── Information provided ──

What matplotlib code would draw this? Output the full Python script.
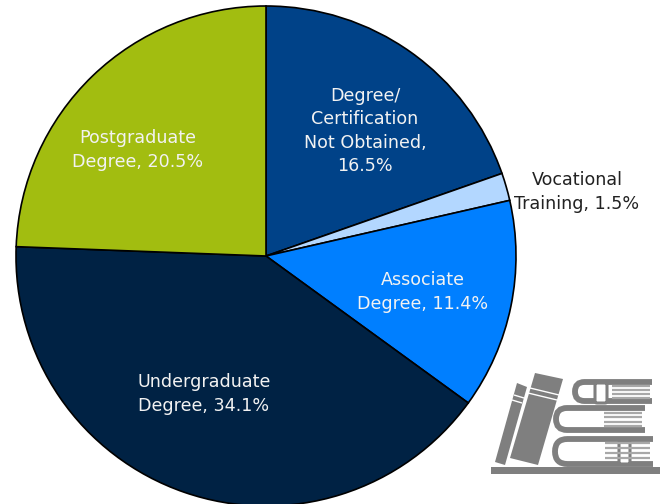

───
── Information provided ──

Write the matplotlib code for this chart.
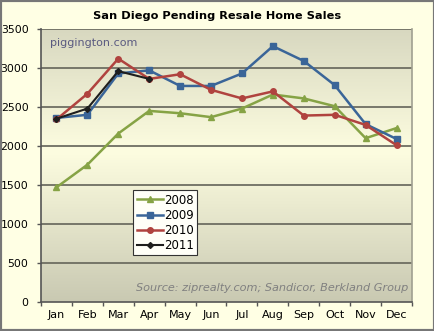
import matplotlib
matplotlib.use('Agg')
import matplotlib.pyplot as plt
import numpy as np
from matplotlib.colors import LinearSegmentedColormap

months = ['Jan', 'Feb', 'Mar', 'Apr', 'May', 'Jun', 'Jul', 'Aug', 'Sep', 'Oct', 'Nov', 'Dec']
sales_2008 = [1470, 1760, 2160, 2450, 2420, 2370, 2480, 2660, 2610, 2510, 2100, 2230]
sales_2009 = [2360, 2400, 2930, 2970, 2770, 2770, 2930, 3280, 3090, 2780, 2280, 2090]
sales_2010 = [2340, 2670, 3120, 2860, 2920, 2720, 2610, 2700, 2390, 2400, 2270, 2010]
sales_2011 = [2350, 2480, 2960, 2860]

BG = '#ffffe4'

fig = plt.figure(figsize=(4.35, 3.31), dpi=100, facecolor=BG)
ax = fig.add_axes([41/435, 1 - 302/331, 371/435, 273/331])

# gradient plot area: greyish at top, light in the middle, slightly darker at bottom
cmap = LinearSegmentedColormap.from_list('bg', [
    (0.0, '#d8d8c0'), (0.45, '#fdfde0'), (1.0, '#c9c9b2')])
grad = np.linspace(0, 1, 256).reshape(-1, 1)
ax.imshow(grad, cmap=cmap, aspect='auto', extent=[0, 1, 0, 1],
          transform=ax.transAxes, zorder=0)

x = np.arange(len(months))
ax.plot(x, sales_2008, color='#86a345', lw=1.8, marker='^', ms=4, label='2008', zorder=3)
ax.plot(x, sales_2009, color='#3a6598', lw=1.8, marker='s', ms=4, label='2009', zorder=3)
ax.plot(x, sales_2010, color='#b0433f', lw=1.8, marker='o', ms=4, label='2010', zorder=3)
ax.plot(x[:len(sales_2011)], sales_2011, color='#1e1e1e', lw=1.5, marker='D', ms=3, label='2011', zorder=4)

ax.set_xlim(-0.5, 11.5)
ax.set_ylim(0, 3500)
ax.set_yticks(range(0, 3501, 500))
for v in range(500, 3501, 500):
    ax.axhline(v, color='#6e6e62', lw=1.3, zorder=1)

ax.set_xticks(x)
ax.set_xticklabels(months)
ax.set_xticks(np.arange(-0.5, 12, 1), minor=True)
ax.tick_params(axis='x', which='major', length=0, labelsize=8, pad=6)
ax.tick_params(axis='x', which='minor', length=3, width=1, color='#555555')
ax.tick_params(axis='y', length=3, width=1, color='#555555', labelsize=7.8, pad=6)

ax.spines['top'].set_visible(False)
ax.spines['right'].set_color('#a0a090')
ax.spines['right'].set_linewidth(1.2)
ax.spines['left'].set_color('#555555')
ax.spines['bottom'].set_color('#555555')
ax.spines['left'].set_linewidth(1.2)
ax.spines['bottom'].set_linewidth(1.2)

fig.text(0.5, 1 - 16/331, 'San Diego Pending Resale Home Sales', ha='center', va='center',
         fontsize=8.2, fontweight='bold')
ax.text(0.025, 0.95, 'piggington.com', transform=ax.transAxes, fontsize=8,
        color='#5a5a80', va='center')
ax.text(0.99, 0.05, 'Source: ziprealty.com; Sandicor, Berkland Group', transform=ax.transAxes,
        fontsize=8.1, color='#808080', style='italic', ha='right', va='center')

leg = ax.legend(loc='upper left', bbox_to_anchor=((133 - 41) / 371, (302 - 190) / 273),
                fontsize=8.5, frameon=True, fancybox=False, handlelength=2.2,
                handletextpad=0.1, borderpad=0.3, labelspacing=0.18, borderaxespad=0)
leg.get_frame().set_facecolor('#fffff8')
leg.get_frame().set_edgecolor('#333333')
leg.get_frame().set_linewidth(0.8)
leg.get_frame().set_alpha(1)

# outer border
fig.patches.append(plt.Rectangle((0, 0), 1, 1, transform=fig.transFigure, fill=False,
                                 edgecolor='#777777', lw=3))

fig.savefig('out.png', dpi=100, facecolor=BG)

───

**Job**
Return each line of the data that contains the string "matplotlib".

**Result of this task**
What matplotlib code would draw this? Output the full Python script.
Write the matplotlib code for this chart.
import matplotlib
matplotlib.use('Agg')
import matplotlib.pyplot as plt
from matplotlib.colors import LinearSegmentedColormap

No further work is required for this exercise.